What's the deal with online survey taking?

I’m trolling around Careerbuilder.com today and I keep seeing the “Take Surveys Online” crap all over the place. Cynic that I am, I just know it’s crap but I’m morbidly fascinated about how the scheme works. Poking around the links and websites yields zero answers as to what one actually, specifically, does.

Please, someone satisfy my curiosity because I’m sure as hell not giving them my email address.

It is theoretically possible to make some (small amount) of money taking legitimate surveys on-line. The concept well predates the web. However, web survey companies promise everything from free laptops to hundreds of dollars in cash. I have no doubt that someone, somewhere received these things. The catch is that it is a whole lot of work and may require months of effort to get much at all. The requirements tend to be unusually strict as well so one small misstep may mean that months of effort are wasted. It would be way more lucrative just to take a minimum wage job.

Cool. That’s about what I figured. Thanks.

There are some very legitimate mainstream companies that have online panels. You register to be a panelist, and then they periodically send you surveys for which you fit the desired demographic. They have numerous metrics to ensure that you don’t see too many (which may skew their numbers as well as piss you off), and you earn some type of currency that can be exchanged for tangible rewards.

I’m part of a online survey group. I don’t earn cash though, just a few small gift cards and coupons. I earn points which then are exchanged for the gift cards.

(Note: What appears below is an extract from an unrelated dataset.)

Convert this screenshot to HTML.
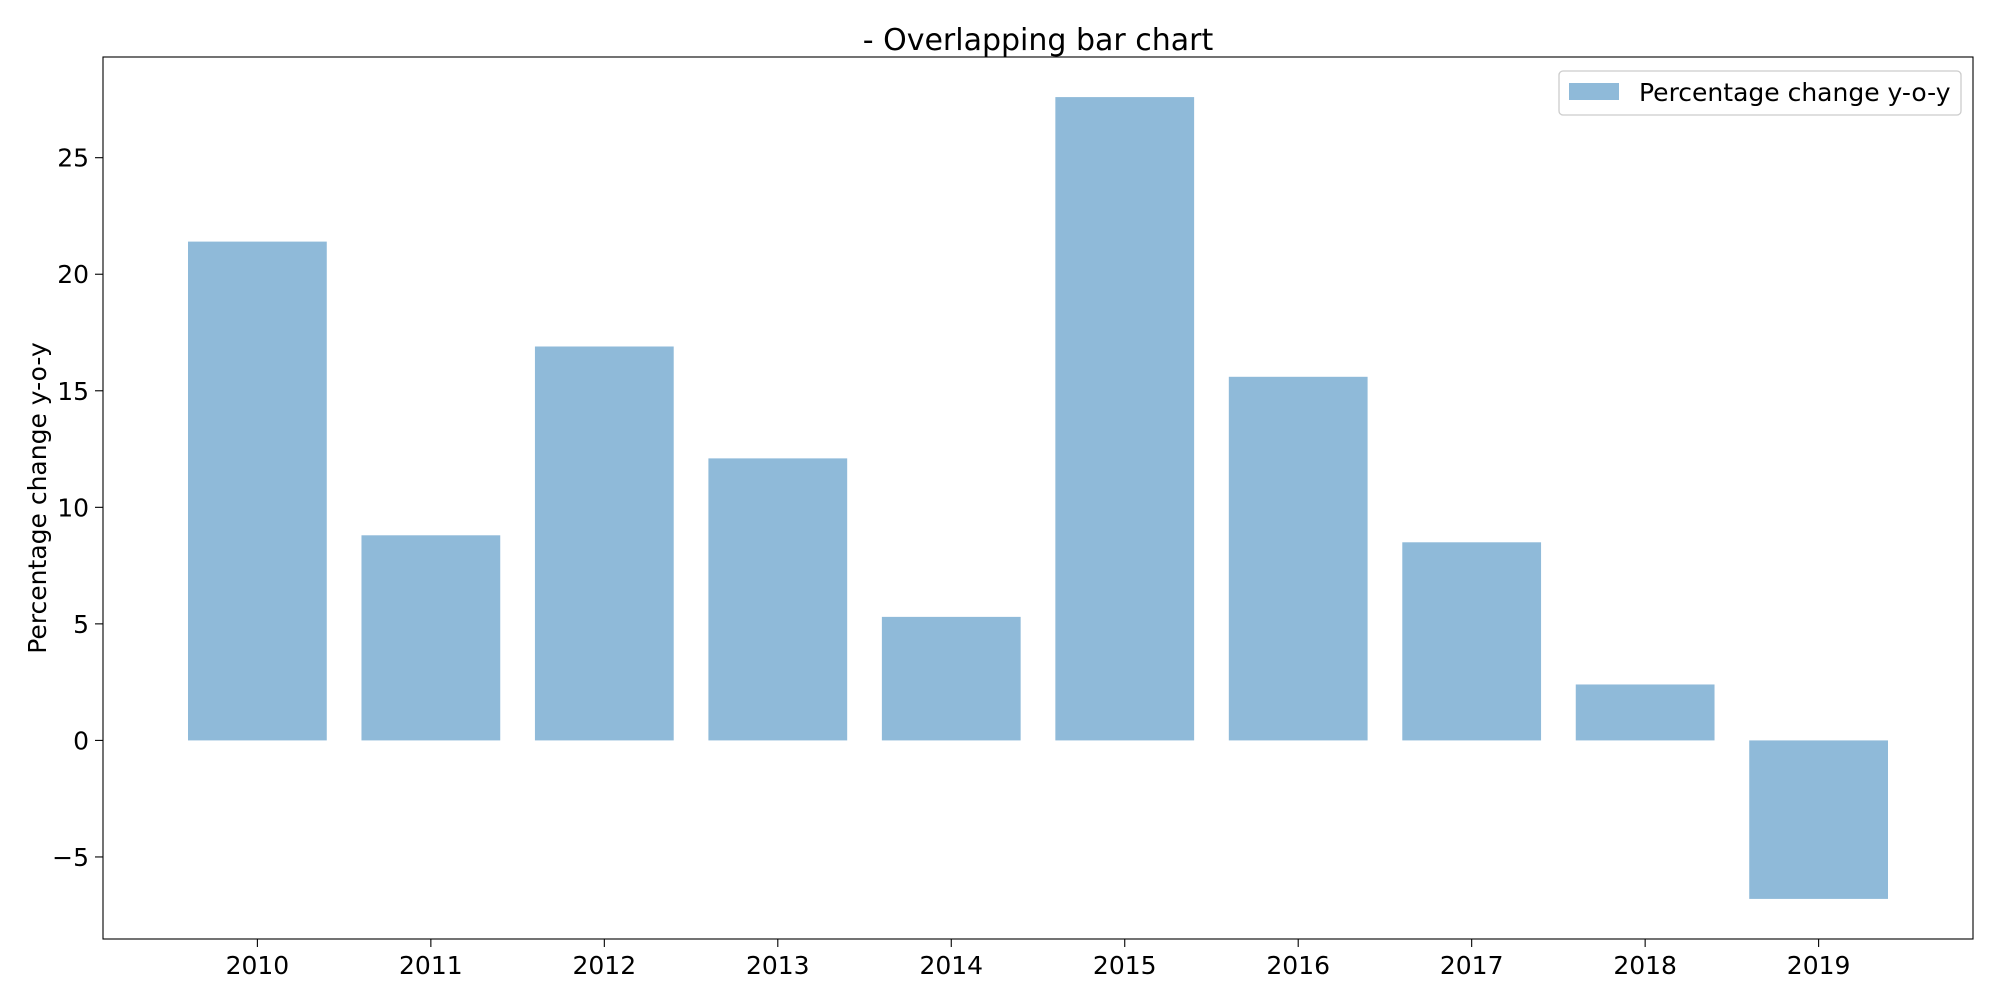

For 90% of the surveys, I turn out to not be in the target group for that survey.

I’m in several online surveys. Several give prizes – you earn points and then the points can be used to redeem prizes. I’ve gotten quite a few CDs out of it.

I did one of these for a while and had the same experience. I quit because they would ask so many d#mn questions before ruling me out, including ruling me out for criteria I’d already given them. They’d ask tons of questions, then rule me out b/c of no kids under 10 in the home or something.

I dealt with this, too, and got fed up with it, and stopped. However, I’ve been a member of mysurvy.com for years now (I’m not shilling for them!!), and over the past, I dunno, 6 years (?), I’ve earned maybe $200.00 in cash, plus they’ve sent me a number of free products to try and then comment on. This website, at least, pre-selects you. You will earn points (which accumulate and can be redeemed for cash/prizes), and then if you fit a sub-set of needed criteria, they may offer you an additional survey worth more points (and even if you don’t take the additional survey, you get the points for the initial one, and they tell you approx. how long the additional survey will take to complete).

I’m a member of Opinion Place and Opinion Outpost. Both are one word and add the dot com.

Opinion Place was a split from AOL. Used to get cash credit toward your monthly fee. Now that it’s free you get PayPal credits. In the last three weeks I’ve made $7.50. Whoo-hoo!

Opinion Outpost awards points that are accumulated like cash. An average survey may net you 30 points. You must accumulate 1000 points before you can cash in, and then they’ll send you a check for $10.

It’s hard to “qualify” for the surveys, I’ve found. In an average day I get three invitations for surveys and if I’m lucky I’ll qualify for 3 a week. It’s definitely not a job. Simply an aversion. If you look at it like that and can figure that it’s kind of like “rewards” programs through credit cards and such then you can keep it in perspective.

It’s a diversion that occasionally can earn some minimal cash. They’re fun sometimes and an easy way to kill a half-hour.